I'm trying to learn TS and I came to a weird case scenario.

I have an object with a property set as non-enumerable:

let person = {
  name: 'Harry'
}

Object.defineProperty(person,'salary',{enumerable: false, value : 15});

console.log(person.salary); // 15

This works at runtime, however, the compiler is going to error:

Property 'salary' does not exist on type '{ name: string; }'

which is expected.

I could bypass this setting the type of person as any, but it doesn't feel like a clean solution.

Is there another way to do it? The non-null assertion operator doesn't work for this.

I'd appreciate if anyone can share some knowledge about this.

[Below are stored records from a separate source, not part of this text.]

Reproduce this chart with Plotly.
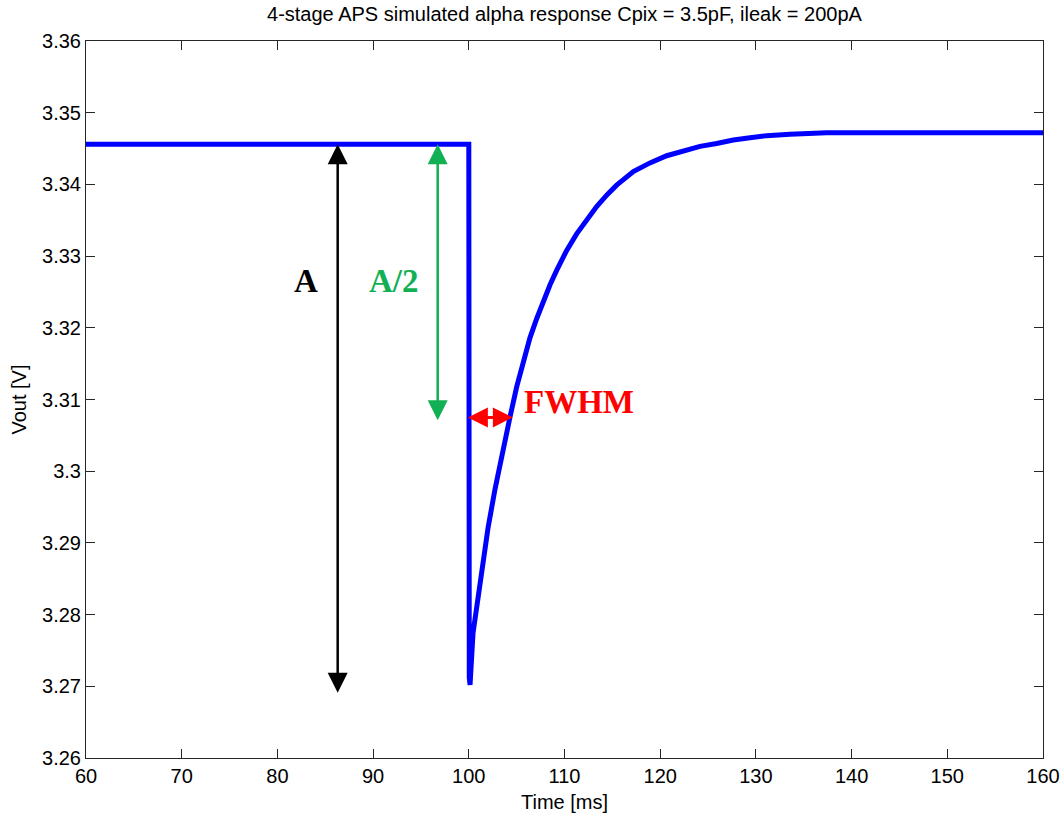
import plotly.graph_objects as go

# ---- data ----
time_ms = [60, 100.0, 100.05, 100.13, 100.44, 100.86, 101.38, 102.01, 102.74, 103.47,
           104.31, 105.01, 105.70, 106.39, 107.10, 107.79, 108.49, 109.18, 110.23,
           111.27, 112.32, 113.36, 114.41, 115.45, 117.19, 118.93, 120.68, 122.41,
           124.16, 125.90, 127.64, 129.38, 131.13, 133.56, 137.39, 160.0]
vout_v = [3.3456, 3.3456, 3.2712, 3.2702, 3.2774, 3.2815, 3.2864, 3.2921, 3.2975, 3.3025,
          3.3076, 3.3118, 3.3155, 3.3186, 3.3213, 3.3238, 3.3260, 3.3280, 3.3308,
          3.3331, 3.3351, 3.3369, 3.3385, 3.3399, 3.3418, 3.3430, 3.3440, 3.3447,
          3.3453, 3.3457, 3.3462, 3.3465, 3.3468, 3.3470, 3.3472, 3.3472]

x_ticks = [60, 70, 80, 90, 100, 110, 120, 130, 140, 150, 160]
y_ticks = [3.26, 3.27, 3.28, 3.29, 3.30, 3.31, 3.32, 3.33, 3.34, 3.35, 3.36]
y_tick_text = ["3.26", "3.27", "3.28", "3.29", "3.3", "3.31", "3.32", "3.33", "3.34", "3.35", "3.36"]

baseline = 3.3456
v_min = 3.2702
half_level = 3.3075
a_arrow_x = 86.3
half_arrow_x = 96.75
fwhm_left = 99.75
fwhm_right = 104.6

title_text = "4-stage APS simulated alpha response Cpix = 3.5pF, ileak = 200pA"

AX_FONT = "Liberation Sans Narrow, Arial Narrow, Liberation Sans, Arial, sans-serif"
SERIF = "Liberation Serif, Times New Roman, serif"

fig = go.Figure()
fig.add_trace(go.Scatter(x=time_ms, y=vout_v, mode="lines",
                         line=dict(color="#0000FF", width=5), hoverinfo="skip",
                         showlegend=False))

annotations = [
    # A arrow (double-headed, black)
    dict(x=a_arrow_x, y=baseline, ax=a_arrow_x, ay=v_min - 0.0013, xref="x", yref="y",
         axref="x", ayref="y", text="", showarrow=True, arrowhead=2, arrowside="end+start",
         arrowwidth=2.5, arrowsize=1.6, arrowcolor="#000000"),
    # A/2 arrow (double-headed, green)
    dict(x=half_arrow_x, y=baseline, ax=half_arrow_x, ay=half_level - 0.0006, xref="x", yref="y",
         axref="x", ayref="y", text="", showarrow=True, arrowhead=2, arrowside="end+start",
         arrowwidth=2.5, arrowsize=1.6, arrowcolor="#12B055"),
    # FWHM arrow (double-headed, red)
    dict(x=fwhm_right, y=half_level, ax=fwhm_left, ay=half_level, xref="x", yref="y",
         axref="x", ayref="y", text="", showarrow=True, arrowhead=2, arrowside="end+start",
         arrowwidth=3, arrowsize=1.33, arrowcolor="#FF0000"),
    dict(x=83.04, y=3.3265, xref="x", yref="y", text="<b>A</b>", showarrow=False,
         font=dict(family=SERIF, size=33, color="#000000")),
    dict(x=92.18, y=3.3265, xref="x", yref="y", text="<b>A/2</b>", showarrow=False,
         font=dict(family=SERIF, size=33, color="#12B055")),
    dict(x=111.52, y=3.3096, xref="x", yref="y", text="<b>FWHM</b>", showarrow=False,
         font=dict(family=SERIF, size=33, color="#FF0000")),
]

axis_common = dict(showgrid=False, zeroline=False, showline=True, linecolor="#262626",
                   linewidth=1, mirror="allticks", ticks="inside", ticklen=9,
                   tickcolor="#262626", tickwidth=1,
                   tickfont=dict(family=AX_FONT, size=20, color="#000000"))

fig.update_layout(
    width=1062, height=818,
    margin=dict(l=86, r=19, t=41, b=60),
    paper_bgcolor="white", plot_bgcolor="white",
    title=dict(text=title_text, x=0.5315, xanchor="center", y=1 - 14 / 818, yanchor="middle",
               yref="container", font=dict(family=AX_FONT, size=20, color="#000000")),
    xaxis=dict(range=[60, 160], tickvals=x_ticks, ticktext=[str(v) for v in x_ticks],
               title=dict(text="Time [ms]", standoff=8,
                          font=dict(family=AX_FONT, size=20, color="#000000")),
               automargin=False, **axis_common),
    yaxis=dict(range=[3.26, 3.36], tickvals=y_ticks, ticktext=y_tick_text,
               title=dict(text="Vout [V]", standoff=10,
                          font=dict(family=AX_FONT, size=20, color="#000000")),
               automargin=False, **axis_common),
    annotations=annotations,
)

fig.write_html("out.html")
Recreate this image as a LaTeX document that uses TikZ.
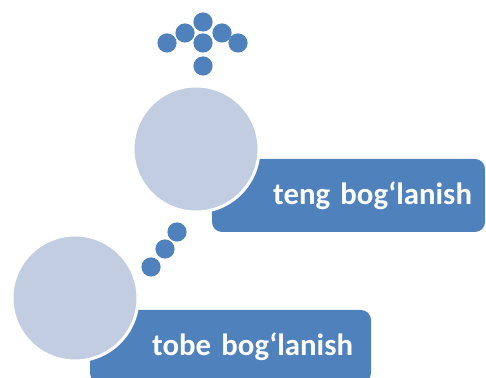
\documentclass[tikz,border=0pt]{standalone}
\usepackage{fontspec}
\setmainfont{Carlito}
\usepackage{tikz}
\usetikzlibrary{positioning, calc}
\definecolor{boxblue}{RGB}{79,129,189}
\definecolor{ballgrey}{RGB}{194,205,226}
\tikzset{%
	ball/.style={draw=white, line width=1.5pt, circle, fill=ballgrey, minimum size=63pt, inner sep=0pt},
	dot/.style={circle, fill=boxblue, minimum size=9.6pt, inner sep=0pt},
	tag/.style={rectangle, fill=boxblue, rounded corners=5pt, minimum height=36.5pt,%
		align=right, text=white, font=\fontsize{15.4}{18}\selectfont\bfseries}
}
\begin{document}
\begin{tikzpicture}[x=0.5pt, y=-0.5pt]
	\useasboundingbox (0,0) rectangle (486,378);
	\node[tag, minimum width=136.5pt, text width=123.5pt, inner xsep=6.5pt] (up) at (348.5,195.5) {teng bog‘lanish};
	\node[tag, minimum width=140.5pt, text width=122.5pt, inner xsep=9pt] (low) at (230.5,346.5) {tobe bog‘lanish};
	\node[ball] (c1) at (196,149) {};
	\node[ball] (c2) at (75,298) {};

	% arrow of dots
	\foreach \x/\y [count=\i] in {203/22, 185/33, 222/33, 167/43, 203/43, 238/43, 203/66}
		\node[dot] (a\i) at (\x,\y) {};
	% dots between the circles
	\foreach \x/\y [count=\i] in {177/232, 165/249, 151/267}
		\node[dot] (b\i) at (\x,\y) {};
\end{tikzpicture}
\end{document}
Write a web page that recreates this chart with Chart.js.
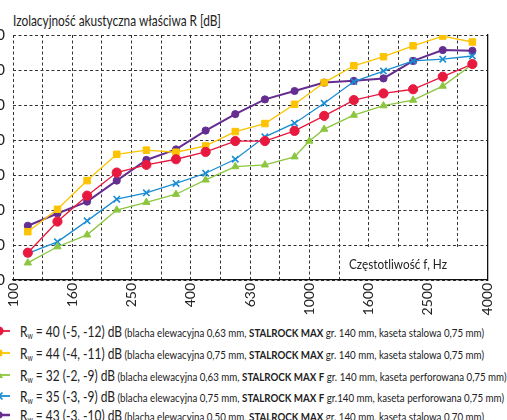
<!DOCTYPE html>
<html><head><meta charset="utf-8">
<script src="https://cdn.jsdelivr.net/npm/chart.js@4"></script>
<style>
html,body{margin:0;padding:0;background:#fff;overflow:hidden;width:507px;height:420px;}
body{position:relative;font-family:Lato,"Noto Sans",sans-serif;color:#222;}
#wrap{position:absolute;left:-27px;top:0;width:534px;height:320px;}
#title{position:absolute;left:13px;top:10px;font-size:15px;line-height:20px;white-space:nowrap;transform-origin:0 50%;}
.row{position:absolute;left:20px;height:20px;line-height:20px;white-space:nowrap;}
.big{font-size:16px;display:inline-block;transform-origin:0 50%;}
.big sub{font-size:9px;vertical-align:-2px;}
.small{font-size:11px;display:inline-block;transform-origin:0 50%;}
.mk{position:absolute;left:-12px;width:24px;height:20px;}
</style>
</head><body>
<div id="title">Izolacyjność akustyczna właściwa R [dB]</div>
<div id="wrap"><canvas id="c"></canvas></div>
<div id="legend"></div>
<script>
// ---- data ----
const xTickLabels = ['100','','160','','250','','400','','630','','1000','','1600','','2500','','4000'];
const yTicks = [0,10,20,30,40,50,60,70];
const slots = [0.5,1.5,2.5,3.5,4.5,5.5,6.5,7.5,8.5,9.5,10.5,11.5,12.5,13.5,14.5,15.5];
const greenSlots = [0.5,1.5,2.5,3.5,4.5,5.5,6.5,7.5,8.5,9.5,10,10.5,11.5,12.5,13.5,14.5,15.5];
const red    = [7.8,16.7,24.1,30.7,32.9,34.5,36.6,39.7,39.7,42.6,46.9,51.4,53.3,54.5,58.1,61.7];
const yellow = [13.8,20.2,28.4,35.9,37.1,36.5,38.3,42.4,44.7,50.2,56.4,61.2,63.8,66.9,69.7,68.0];
const green  = [4.9,9.5,12.9,20.0,22.2,24.5,28.6,32.4,32.9,35.2,39.7,43.1,47.1,49.8,51.4,55.4,61.6];
const blue   = [7.6,10.9,16.9,23.1,24.9,27.6,30.5,34.5,40.9,44.8,50.5,56.7,59.7,62.6,63.1,64.0];
const purple = [15.5,19.0,22.4,28.4,34.3,37.3,42.7,47.4,51.6,54.0,56.4,56.9,57.6,62.6,65.7,65.5];
const legendRw = ['40 (-5, -12) dB','44 (-4, -11) dB','32 (-2, -9) dB','35 (-3, -9) dB','43 (-3, -10) dB'];
const legendDetail = [
 ['(blacha elewacyjna 0,63 mm, ','STALROCK MAX',' gr. 140 mm, kaseta stalowa 0,75 mm)'],
 ['(blacha elewacyjna 0,75 mm, ','STALROCK MAX',' gr. 140 mm, kaseta stalowa 0,75 mm)'],
 ['(blacha elewacyjna 0,63 mm, ','STALROCK MAX F',' gr. 140 mm, kaseta perforowana 0,75 mm)'],
 ['(blacha elewacyjna 0,75 mm, ','STALROCK MAX F',' gr.140 mm, kaseta perforowana 0,75 mm)'],
 ['(blacha elewacyjna 0,50 mm, ','STALROCK MAX',' gr. 140 mm, kaseta stalowa 0,70 mm)']
];
const xAxisTitle = 'Częstotliwość f, Hz';

const colors = ['#e8193f','#fdc300','#8cc63f','#1a8dd4','#662d91'];
const styles = ['circle','rect','triangle','crossRot','circle'];
const radii = [4.6,4.6,4.2,4.5,3.6];
const widths = [1.3,1.3,1.3,1.3,2];
const seriesVals = [red,yellow,green,blue,purple];
const seriesPos = [slots,slots,greenSlots,slots,slots];

const FONT = 'Lato,"Noto Sans",sans-serif';
Chart.defaults.font.family = FONT;
Chart.defaults.color = '#222';

const datasets = seriesVals.map((vals,k)=>({
  label: legendRw[k],
  data: vals.map((v,i)=>({x:seriesPos[k][i], y:v})),
  borderColor: colors[k], backgroundColor: colors[k],
  borderWidth: widths[k], pointStyle: styles[k], pointRadius: radii[k],
  pointBorderWidth: styles[k]==='crossRot'?1.6:1, pointHoverRadius: radii[k],
  tension: 0, fill:false
}));

const labelPlugin = {
  id:'xlabel',
  afterDraw(chart){
    const {ctx, chartArea, scales} = chart;
    const xs = scales.x, ys = scales.y;
    const left = xs.getPixelForValue(11)+3;
    const top = ys.getPixelForValue(10)+2;
    ctx.save();
    ctx.fillStyle = '#fff';
    ctx.fillRect(left, top, chartArea.right-1-left, chartArea.bottom-1-top);
    ctx.fillStyle = '#222';
    ctx.font = '14px '+FONT;
    ctx.textBaseline = 'middle';
    const w = ctx.measureText(xAxisTitle).width;
    const tx = left+7, ty = (top+chartArea.bottom)/2+1;
    ctx.translate(tx, ty);
    ctx.scale(98/w, 1);
    ctx.fillText(xAxisTitle, 0, 0);
    ctx.restore();
  }
};

new Chart(document.getElementById('c'), {
  type:'line',
  data:{datasets},
  options:{
    responsive:true, maintainAspectRatio:false, animation:false,
    layout:{padding:{top:35,right:6,bottom:0,left:0}},
    plugins:{legend:{display:false}, title:{display:false}, tooltip:{enabled:false}},
    scales:{
      x:{type:'linear', min:0, max:16,
        afterFit(s){ s.height = 40; },
        afterBuildTicks(s){ s.ticks = xTickLabels.map((t,i)=>({value:i})); },
        ticks:{stepSize:1, autoSkip:false, minRotation:90, maxRotation:90, padding:3,
          font:{size:14}, color:'#222', callback:(v)=>xTickLabels[v]},
        grid:{color:'#333', lineWidth:1, drawTicks:false},
        border:{display:true, color:'#111', width:1.3, dash:[3,2.5]}
      },
      y:{type:'linear', min:0, max:70,
        afterFit(s){ s.width = 40; },
        afterBuildTicks(s){ s.ticks = yTicks.map(v=>({value:v})); },
        ticks:{padding:8, font:{size:15}, color:'#222'},
        grid:{color:'#333', lineWidth:1, drawTicks:false},
        border:{display:false, dash:[3,2.5]}
      },
      y2:{type:'linear', position:'right', min:0, max:70,
        afterFit(s){ s.width = 0; },
        ticks:{display:false}, grid:{display:false, drawTicks:false},
        border:{display:true, color:'#111', width:1.3}
      }
    }
  },
  plugins:[labelPlugin]
});

// ---- HTML legend ----
const rowCenters = [331,353,375,396,415];
const svgShape = (k)=>{
  const c = colors[k], cx=11, cy=10;
  let m='';
  if(styles[k]==='circle') m=`<circle cx="${cx}" cy="${cy}" r="${radii[k]}" fill="${c}"/>`;
  if(styles[k]==='rect') m=`<rect x="${cx-3.2}" y="${cy-3.2}" width="6.4" height="6.4" fill="${c}"/>`;
  if(styles[k]==='triangle') m=`<polygon points="${cx},${cy-4} ${cx+4},${cy+3} ${cx-4},${cy+3}" fill="${c}"/>`;
  if(styles[k]==='crossRot') m=`<path d="M${cx-3.5},${cy-3.5}L${cx+3.5},${cy+3.5}M${cx-3.5},${cy+3.5}L${cx+3.5},${cy-3.5}" stroke="${c}" stroke-width="1.6"/>`;
  return `<svg class="mk" viewBox="0 0 24 20"><line x1="0" y1="10" x2="22" y2="10" stroke="${c}" stroke-width="${widths[k]+0.5}"/>${m}</svg>`;
};
const leg = document.getElementById('legend');
const rows = [];
legendRw.forEach((rw,k)=>{
  const d = legendDetail[k];
  const mk = document.createElement('div');
  mk.style.cssText = `position:absolute;left:0;top:${rowCenters[k]-10}px;width:24px;height:20px;`;
  mk.innerHTML = svgShape(k);
  leg.appendChild(mk);
  const row = document.createElement('div');
  row.className='row';
  row.style.top = (rowCenters[k]-10)+'px';
  row.innerHTML = `<span class="big">R<sub>w</sub> = ${rw}</span><span class="small">&nbsp;${d[0]}<b>${d[1]}</b>${d[2]}</span>`;
  leg.appendChild(row);
  rows.push(row);
});
function fit(){
  const t = document.getElementById('title');
  t.style.transform='none';
  t.style.transform = `scaleX(${208/t.getBoundingClientRect().width})`;
  const bigs = rows.map(r=>r.querySelector('.big'));
  const smalls = rows.map(r=>r.querySelector('.small'));
  bigs.concat(smalls).forEach(e=>{e.style.transform='none'; e.style.marginRight='0px';});
  const sb = 102/bigs[0].getBoundingClientRect().width;
  const ss = 362/smalls[0].getBoundingClientRect().width;
  bigs.forEach(b=>{
    const w = b.getBoundingClientRect().width;
    b.style.transform = `scaleX(${sb})`;
    b.style.marginRight = ((sb-1)*w)+'px';
  });
  smalls.forEach(s=>{ s.style.transform = `scaleX(${ss})`; });
}
fit();
if(document.fonts && document.fonts.ready) document.fonts.ready.then(fit);
</script>
</body></html>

CodePudding user response：

While you could change the type annotation for person, maybe like:

let person: { name: string; salary?: number } = {
  name: 'Harry'
};

or even:

let person = {
  name: 'Harry'
} as { name: string; salary: number };

The safest method is probably (ab)using assertion functions in version 3.7:

function defineProperty<
    O,
    Property extends PropertyKey,
    Value
>(o: O, key: Property, attributes: PropertyDescriptor & ThisType<any> & { value: Value }): asserts o is O & Record<Property, Value> {
    Object.defineProperty(o, key, attributes);
}

It's essentially a wrapper function for Object.defineProperty that tells TypeScript, if this function doesn't throw an error, then the type of the given value o is O & Record<Property, Value>.

So when you use it, you get a type like this:

defineProperty(person,'salary',{enumerable: false, value : 15});

person
// ^? { name: string; } & Record<"salary", number>

Playground

And if you really want to, you can also make the resulting type cleaner by changing the assertion to this:

asserts o is (O & Record<Property, Value> extends infer T extends O ? { [K in keyof T]: T[K] } : O)

As you can see here when hovering over person, the type is now { name: string; salary: number; } instead of an ugly intersection.